▶ **Work to be completed**: Filter the records for lines holding the string "that".

▶ **Input data**:

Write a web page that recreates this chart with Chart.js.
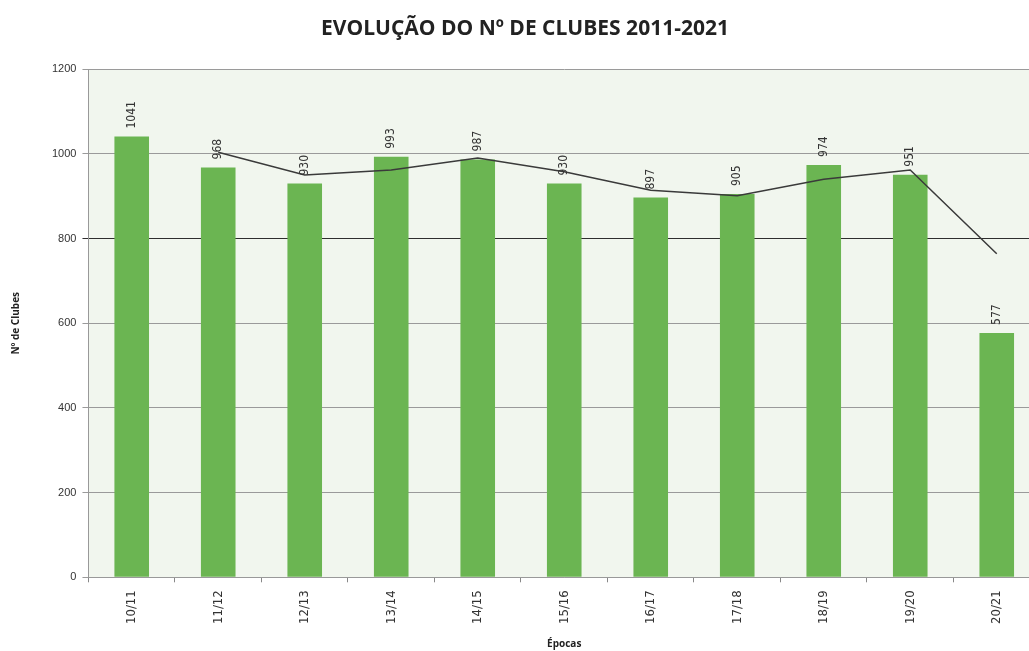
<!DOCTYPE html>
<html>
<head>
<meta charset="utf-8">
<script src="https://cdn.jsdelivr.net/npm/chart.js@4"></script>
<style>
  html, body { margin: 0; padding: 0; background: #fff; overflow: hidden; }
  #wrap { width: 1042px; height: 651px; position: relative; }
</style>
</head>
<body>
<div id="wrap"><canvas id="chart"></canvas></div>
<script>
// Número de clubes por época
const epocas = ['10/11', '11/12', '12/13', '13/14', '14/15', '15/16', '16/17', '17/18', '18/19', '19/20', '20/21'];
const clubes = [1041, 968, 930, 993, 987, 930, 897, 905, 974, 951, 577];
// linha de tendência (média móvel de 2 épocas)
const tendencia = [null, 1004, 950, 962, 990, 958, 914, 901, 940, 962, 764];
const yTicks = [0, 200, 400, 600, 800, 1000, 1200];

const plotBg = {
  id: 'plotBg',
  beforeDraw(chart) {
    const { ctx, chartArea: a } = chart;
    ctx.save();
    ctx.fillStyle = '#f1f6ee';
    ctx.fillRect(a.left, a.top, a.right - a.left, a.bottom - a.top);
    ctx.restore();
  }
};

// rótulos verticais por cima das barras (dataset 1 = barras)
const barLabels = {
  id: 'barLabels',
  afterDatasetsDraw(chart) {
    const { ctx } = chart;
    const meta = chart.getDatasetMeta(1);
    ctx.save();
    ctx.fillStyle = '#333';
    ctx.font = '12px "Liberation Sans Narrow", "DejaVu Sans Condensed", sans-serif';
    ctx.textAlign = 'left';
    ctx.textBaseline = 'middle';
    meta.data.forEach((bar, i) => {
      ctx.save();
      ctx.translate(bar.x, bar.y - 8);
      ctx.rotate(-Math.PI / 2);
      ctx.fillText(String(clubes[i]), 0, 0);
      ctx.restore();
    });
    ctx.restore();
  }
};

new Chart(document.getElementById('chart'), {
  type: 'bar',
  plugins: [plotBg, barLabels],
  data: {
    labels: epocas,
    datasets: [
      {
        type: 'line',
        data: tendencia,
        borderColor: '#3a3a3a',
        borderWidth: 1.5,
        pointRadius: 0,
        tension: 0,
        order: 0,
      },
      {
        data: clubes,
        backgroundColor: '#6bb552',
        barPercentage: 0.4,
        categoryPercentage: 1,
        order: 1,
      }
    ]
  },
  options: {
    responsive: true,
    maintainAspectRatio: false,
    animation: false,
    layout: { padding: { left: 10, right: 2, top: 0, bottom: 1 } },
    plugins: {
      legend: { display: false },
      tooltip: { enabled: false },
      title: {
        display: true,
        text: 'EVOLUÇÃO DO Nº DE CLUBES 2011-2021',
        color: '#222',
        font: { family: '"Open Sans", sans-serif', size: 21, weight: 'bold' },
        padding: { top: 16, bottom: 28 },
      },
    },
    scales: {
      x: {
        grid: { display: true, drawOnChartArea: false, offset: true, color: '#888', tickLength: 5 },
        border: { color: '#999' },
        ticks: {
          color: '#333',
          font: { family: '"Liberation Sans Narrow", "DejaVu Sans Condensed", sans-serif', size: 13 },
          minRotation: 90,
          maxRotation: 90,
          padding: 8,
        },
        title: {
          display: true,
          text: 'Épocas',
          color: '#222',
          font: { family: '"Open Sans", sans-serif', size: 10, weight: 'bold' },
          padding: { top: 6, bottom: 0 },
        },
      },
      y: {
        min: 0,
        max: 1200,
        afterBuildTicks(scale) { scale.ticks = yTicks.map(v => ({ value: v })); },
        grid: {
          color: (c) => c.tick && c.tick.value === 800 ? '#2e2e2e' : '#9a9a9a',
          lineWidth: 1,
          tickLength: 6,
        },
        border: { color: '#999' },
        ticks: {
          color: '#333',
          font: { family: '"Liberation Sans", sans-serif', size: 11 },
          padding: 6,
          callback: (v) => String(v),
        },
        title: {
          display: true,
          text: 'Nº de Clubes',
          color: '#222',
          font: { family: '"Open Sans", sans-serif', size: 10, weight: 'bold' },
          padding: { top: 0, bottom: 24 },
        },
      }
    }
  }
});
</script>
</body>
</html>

--

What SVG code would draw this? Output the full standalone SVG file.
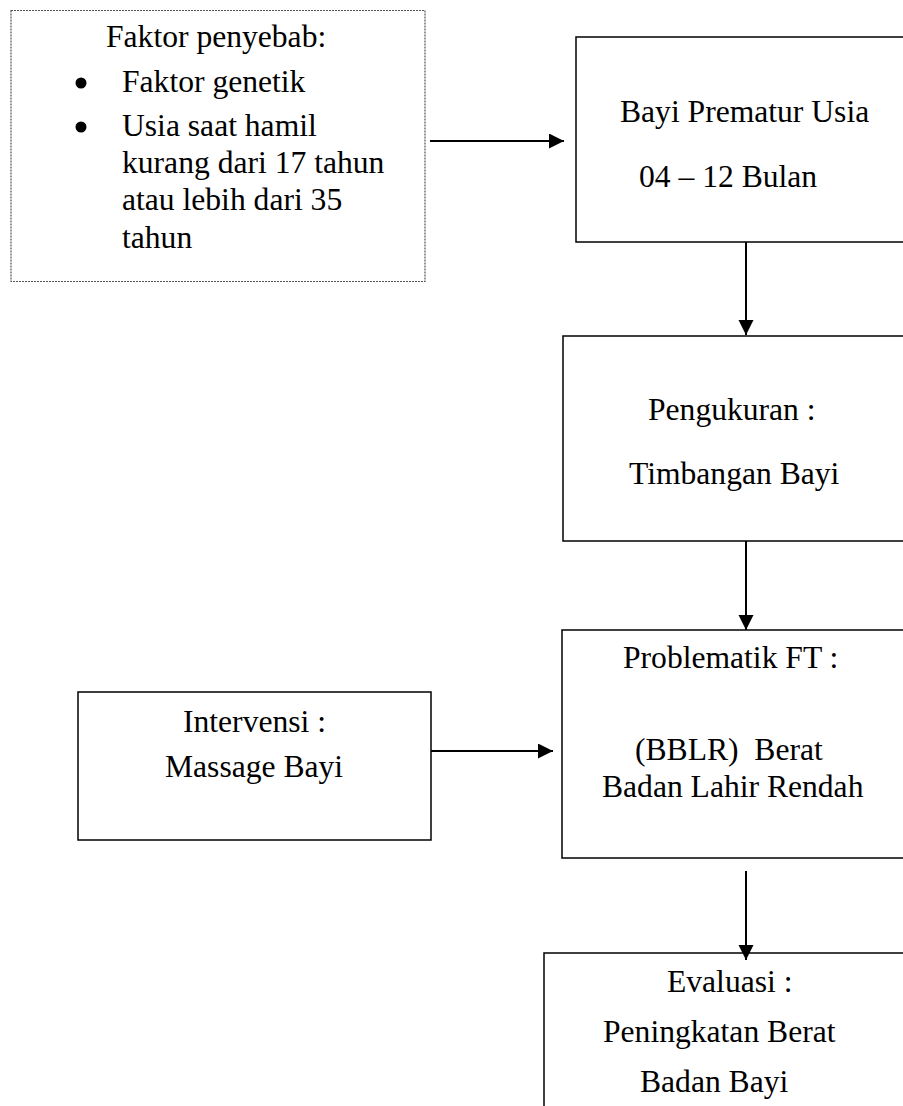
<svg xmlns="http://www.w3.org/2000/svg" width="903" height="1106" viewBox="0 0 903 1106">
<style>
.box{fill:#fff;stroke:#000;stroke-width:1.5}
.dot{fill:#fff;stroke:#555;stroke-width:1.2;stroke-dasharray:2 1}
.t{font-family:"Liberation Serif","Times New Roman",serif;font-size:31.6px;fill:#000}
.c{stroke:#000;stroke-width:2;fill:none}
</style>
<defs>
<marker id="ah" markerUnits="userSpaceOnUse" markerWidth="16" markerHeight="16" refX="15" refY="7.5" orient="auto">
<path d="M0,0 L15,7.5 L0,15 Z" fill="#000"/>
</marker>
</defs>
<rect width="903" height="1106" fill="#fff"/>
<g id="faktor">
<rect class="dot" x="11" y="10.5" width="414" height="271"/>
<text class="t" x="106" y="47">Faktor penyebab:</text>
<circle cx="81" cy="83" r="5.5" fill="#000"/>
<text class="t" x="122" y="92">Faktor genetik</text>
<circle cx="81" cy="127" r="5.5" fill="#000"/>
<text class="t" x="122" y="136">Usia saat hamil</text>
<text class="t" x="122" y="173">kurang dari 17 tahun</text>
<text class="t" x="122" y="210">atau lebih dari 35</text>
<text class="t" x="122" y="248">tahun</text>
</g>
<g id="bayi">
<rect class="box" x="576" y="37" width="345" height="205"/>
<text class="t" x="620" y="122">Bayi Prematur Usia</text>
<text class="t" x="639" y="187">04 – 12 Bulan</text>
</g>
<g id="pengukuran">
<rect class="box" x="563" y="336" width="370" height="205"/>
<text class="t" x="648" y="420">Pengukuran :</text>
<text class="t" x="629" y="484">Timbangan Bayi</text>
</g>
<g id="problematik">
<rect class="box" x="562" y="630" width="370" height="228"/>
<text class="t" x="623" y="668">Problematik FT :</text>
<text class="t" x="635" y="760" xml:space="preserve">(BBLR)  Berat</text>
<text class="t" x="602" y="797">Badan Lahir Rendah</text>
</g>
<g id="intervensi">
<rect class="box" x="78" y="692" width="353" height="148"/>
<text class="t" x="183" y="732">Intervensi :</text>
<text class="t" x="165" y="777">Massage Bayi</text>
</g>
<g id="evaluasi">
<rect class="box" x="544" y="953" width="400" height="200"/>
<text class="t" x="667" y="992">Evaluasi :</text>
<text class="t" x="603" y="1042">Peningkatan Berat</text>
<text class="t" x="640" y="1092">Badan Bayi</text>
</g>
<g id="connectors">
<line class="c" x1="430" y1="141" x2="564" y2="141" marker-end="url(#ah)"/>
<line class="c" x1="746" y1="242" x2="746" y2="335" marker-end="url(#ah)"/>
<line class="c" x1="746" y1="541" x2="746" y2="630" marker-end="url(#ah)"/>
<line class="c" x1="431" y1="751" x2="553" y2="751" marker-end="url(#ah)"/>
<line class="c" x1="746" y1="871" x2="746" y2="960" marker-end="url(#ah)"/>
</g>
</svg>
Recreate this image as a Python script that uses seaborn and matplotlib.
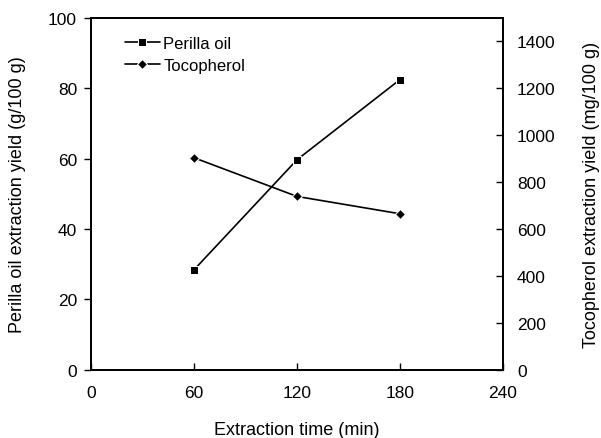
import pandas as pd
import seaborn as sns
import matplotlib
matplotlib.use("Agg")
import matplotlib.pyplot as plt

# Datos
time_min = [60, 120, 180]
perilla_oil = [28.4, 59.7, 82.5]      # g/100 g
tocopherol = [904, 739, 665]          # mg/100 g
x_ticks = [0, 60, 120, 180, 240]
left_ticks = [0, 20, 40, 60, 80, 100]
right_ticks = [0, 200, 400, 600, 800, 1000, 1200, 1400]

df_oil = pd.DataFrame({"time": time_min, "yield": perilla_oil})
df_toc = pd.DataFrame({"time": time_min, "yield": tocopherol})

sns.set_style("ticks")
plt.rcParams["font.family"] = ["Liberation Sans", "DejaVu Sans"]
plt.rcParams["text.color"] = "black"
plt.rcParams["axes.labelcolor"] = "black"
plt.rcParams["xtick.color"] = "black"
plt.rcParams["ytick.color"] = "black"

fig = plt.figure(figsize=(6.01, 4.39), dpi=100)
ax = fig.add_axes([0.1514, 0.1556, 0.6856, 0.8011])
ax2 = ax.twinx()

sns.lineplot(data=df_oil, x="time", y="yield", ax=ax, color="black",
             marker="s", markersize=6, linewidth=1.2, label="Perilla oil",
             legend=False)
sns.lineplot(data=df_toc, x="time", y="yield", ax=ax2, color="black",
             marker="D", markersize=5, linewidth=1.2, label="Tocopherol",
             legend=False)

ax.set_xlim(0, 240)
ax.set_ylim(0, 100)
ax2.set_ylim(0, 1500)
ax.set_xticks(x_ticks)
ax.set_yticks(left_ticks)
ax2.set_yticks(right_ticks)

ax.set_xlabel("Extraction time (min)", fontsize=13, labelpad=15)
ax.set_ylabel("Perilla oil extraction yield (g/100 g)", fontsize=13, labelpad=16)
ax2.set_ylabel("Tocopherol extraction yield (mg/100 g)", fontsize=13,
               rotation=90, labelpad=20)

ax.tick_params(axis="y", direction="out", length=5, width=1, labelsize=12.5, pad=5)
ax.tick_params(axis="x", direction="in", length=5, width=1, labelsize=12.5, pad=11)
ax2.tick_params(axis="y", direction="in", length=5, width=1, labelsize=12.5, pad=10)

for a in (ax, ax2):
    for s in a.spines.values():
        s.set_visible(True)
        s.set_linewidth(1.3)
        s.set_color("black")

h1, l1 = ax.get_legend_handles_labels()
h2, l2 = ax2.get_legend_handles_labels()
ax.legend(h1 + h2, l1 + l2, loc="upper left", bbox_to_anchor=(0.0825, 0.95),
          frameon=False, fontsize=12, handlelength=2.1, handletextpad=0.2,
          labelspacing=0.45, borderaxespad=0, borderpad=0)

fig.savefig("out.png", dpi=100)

▶ **Answer**:
Write a web page that recreates this chart with Chart.js.
Recreate this image as a Python script that uses seaborn and matplotlib.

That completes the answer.